- _Work to be completed_: Return, exactly as written, every line from the first line of the data below through the line that contains "// ---- data ----".

- _Raw data_:
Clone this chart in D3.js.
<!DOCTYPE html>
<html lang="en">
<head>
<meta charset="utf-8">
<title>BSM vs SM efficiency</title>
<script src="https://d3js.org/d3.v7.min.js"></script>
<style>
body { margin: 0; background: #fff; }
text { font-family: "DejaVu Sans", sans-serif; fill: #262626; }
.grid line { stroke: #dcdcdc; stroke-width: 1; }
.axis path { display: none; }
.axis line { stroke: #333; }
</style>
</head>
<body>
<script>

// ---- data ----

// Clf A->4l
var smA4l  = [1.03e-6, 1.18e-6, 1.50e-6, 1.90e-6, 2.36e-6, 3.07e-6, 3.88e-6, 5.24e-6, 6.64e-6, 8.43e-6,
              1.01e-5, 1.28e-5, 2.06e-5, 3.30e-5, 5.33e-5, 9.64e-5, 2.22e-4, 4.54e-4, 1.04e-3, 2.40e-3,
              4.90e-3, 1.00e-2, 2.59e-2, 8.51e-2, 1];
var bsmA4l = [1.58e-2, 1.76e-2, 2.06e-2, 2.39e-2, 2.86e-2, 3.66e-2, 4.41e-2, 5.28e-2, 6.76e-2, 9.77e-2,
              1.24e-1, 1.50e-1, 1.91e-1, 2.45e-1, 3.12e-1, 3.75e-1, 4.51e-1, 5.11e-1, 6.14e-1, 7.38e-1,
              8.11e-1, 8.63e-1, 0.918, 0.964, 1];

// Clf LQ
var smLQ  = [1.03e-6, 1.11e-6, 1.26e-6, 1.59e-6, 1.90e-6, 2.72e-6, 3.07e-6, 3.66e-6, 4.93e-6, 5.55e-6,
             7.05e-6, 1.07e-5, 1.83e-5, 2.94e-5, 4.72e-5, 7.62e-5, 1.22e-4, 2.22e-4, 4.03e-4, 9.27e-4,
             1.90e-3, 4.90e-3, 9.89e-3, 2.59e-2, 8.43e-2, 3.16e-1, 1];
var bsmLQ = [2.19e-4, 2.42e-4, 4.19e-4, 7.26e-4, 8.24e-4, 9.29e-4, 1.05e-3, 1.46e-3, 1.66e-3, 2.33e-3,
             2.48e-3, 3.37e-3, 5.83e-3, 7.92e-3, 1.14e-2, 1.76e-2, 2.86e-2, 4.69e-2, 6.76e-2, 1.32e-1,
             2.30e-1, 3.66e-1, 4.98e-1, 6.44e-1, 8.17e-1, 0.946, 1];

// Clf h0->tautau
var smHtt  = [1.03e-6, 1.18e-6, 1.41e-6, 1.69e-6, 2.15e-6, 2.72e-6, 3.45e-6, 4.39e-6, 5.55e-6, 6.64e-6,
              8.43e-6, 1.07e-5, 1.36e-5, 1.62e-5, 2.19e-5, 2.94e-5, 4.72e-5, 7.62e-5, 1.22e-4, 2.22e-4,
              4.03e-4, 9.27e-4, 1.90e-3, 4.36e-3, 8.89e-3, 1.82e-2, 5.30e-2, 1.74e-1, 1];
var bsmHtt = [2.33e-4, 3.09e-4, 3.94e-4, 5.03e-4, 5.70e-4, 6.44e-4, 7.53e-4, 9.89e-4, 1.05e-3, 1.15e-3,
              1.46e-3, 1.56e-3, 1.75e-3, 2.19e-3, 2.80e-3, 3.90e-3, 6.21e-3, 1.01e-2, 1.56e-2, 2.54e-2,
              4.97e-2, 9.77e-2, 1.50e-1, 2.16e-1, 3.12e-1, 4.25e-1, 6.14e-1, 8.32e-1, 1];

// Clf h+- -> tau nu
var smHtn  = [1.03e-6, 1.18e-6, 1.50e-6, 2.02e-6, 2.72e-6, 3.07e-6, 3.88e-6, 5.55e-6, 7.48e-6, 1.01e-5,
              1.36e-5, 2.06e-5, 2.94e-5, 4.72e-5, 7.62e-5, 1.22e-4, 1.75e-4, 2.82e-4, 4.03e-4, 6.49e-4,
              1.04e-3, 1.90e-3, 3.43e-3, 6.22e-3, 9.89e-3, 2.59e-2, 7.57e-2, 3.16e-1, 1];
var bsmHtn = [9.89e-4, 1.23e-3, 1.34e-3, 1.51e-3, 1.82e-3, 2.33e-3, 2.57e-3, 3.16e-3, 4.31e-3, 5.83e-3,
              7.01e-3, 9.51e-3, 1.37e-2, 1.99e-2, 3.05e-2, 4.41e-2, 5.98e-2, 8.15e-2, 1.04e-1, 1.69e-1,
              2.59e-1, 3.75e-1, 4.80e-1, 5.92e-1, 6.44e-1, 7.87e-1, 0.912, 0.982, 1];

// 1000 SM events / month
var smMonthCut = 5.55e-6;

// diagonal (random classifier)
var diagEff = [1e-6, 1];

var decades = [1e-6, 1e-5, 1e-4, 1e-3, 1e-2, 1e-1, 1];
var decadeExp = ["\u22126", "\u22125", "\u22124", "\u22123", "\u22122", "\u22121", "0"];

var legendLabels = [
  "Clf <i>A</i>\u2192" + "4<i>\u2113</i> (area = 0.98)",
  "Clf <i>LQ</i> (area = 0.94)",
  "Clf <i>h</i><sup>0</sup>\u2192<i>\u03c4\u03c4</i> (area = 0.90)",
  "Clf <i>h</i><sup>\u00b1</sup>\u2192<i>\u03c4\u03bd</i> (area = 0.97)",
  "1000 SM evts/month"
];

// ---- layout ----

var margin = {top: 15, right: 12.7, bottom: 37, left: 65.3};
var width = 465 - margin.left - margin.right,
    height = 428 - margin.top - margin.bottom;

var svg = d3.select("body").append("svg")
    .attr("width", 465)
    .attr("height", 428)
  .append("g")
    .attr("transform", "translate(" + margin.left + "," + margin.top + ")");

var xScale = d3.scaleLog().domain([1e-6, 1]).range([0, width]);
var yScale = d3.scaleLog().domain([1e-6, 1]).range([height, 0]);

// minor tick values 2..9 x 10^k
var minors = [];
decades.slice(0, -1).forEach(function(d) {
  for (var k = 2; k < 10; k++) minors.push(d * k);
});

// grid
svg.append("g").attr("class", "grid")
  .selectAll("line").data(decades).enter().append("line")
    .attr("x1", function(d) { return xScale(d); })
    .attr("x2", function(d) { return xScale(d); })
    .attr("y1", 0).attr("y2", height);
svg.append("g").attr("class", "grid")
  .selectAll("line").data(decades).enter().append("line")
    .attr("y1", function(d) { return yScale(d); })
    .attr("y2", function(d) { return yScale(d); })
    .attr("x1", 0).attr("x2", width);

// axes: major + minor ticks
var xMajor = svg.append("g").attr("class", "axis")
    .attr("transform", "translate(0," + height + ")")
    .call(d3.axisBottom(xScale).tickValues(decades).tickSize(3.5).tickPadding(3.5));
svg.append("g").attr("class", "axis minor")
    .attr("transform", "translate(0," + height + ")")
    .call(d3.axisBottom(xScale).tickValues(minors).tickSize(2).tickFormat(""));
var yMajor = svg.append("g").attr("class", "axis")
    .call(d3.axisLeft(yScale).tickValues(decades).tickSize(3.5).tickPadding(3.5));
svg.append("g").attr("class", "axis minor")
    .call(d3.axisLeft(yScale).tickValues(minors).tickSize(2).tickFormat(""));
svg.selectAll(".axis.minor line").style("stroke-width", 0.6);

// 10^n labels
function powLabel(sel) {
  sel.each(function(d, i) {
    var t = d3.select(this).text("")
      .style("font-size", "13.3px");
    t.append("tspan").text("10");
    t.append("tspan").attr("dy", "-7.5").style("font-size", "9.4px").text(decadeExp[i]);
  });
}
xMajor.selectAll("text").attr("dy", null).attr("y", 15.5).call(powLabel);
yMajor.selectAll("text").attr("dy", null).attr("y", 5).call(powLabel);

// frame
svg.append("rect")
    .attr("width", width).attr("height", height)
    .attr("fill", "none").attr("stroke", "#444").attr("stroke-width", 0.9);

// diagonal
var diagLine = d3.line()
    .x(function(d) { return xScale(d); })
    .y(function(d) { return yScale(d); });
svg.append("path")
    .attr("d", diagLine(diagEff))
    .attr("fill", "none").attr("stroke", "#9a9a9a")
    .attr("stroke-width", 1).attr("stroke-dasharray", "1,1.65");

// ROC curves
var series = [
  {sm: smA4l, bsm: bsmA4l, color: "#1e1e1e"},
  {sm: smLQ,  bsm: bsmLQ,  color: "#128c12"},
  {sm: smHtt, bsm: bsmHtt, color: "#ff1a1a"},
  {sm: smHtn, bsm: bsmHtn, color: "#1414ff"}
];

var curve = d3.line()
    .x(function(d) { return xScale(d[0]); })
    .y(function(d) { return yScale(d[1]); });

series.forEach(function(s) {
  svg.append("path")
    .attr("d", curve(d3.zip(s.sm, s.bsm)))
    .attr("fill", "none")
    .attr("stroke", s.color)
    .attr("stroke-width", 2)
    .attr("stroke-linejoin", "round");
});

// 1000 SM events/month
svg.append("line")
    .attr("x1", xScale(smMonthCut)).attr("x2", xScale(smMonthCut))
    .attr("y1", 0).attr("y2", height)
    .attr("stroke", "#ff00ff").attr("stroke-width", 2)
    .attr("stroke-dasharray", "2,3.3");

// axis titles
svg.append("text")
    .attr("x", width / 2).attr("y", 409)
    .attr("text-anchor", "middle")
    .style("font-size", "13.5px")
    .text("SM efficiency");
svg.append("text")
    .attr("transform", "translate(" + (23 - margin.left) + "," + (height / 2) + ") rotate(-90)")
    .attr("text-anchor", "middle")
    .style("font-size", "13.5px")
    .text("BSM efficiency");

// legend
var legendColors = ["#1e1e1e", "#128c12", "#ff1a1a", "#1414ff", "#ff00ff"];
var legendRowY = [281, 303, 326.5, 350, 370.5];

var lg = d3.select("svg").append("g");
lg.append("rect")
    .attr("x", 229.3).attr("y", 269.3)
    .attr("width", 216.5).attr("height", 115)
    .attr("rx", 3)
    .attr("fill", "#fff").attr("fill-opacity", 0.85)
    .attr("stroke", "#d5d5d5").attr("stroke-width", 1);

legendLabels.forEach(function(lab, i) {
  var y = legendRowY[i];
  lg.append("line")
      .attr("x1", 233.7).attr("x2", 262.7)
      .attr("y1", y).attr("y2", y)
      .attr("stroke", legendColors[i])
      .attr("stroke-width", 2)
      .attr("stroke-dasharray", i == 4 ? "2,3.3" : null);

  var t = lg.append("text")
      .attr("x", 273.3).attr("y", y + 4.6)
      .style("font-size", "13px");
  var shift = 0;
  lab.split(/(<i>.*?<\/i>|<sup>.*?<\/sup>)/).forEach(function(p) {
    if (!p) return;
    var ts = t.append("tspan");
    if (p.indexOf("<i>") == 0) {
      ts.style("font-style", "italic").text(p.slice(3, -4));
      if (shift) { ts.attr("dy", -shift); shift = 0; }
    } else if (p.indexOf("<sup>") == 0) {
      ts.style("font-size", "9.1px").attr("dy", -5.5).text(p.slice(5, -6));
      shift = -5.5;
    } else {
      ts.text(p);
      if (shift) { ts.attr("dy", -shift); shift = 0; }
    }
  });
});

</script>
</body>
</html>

- _The solution_:
Clone this chart in D3.js.
<!DOCTYPE html>
<html lang="en">
<head>
<meta charset="utf-8">
<title>BSM vs SM efficiency</title>
<script src="https://d3js.org/d3.v7.min.js"></script>
<style>
body { margin: 0; background: #fff; }
text { font-family: "DejaVu Sans", sans-serif; fill: #262626; }
.grid line { stroke: #dcdcdc; stroke-width: 1; }
.axis path { display: none; }
.axis line { stroke: #333; }
</style>
</head>
<body>
<script>

// ---- data ----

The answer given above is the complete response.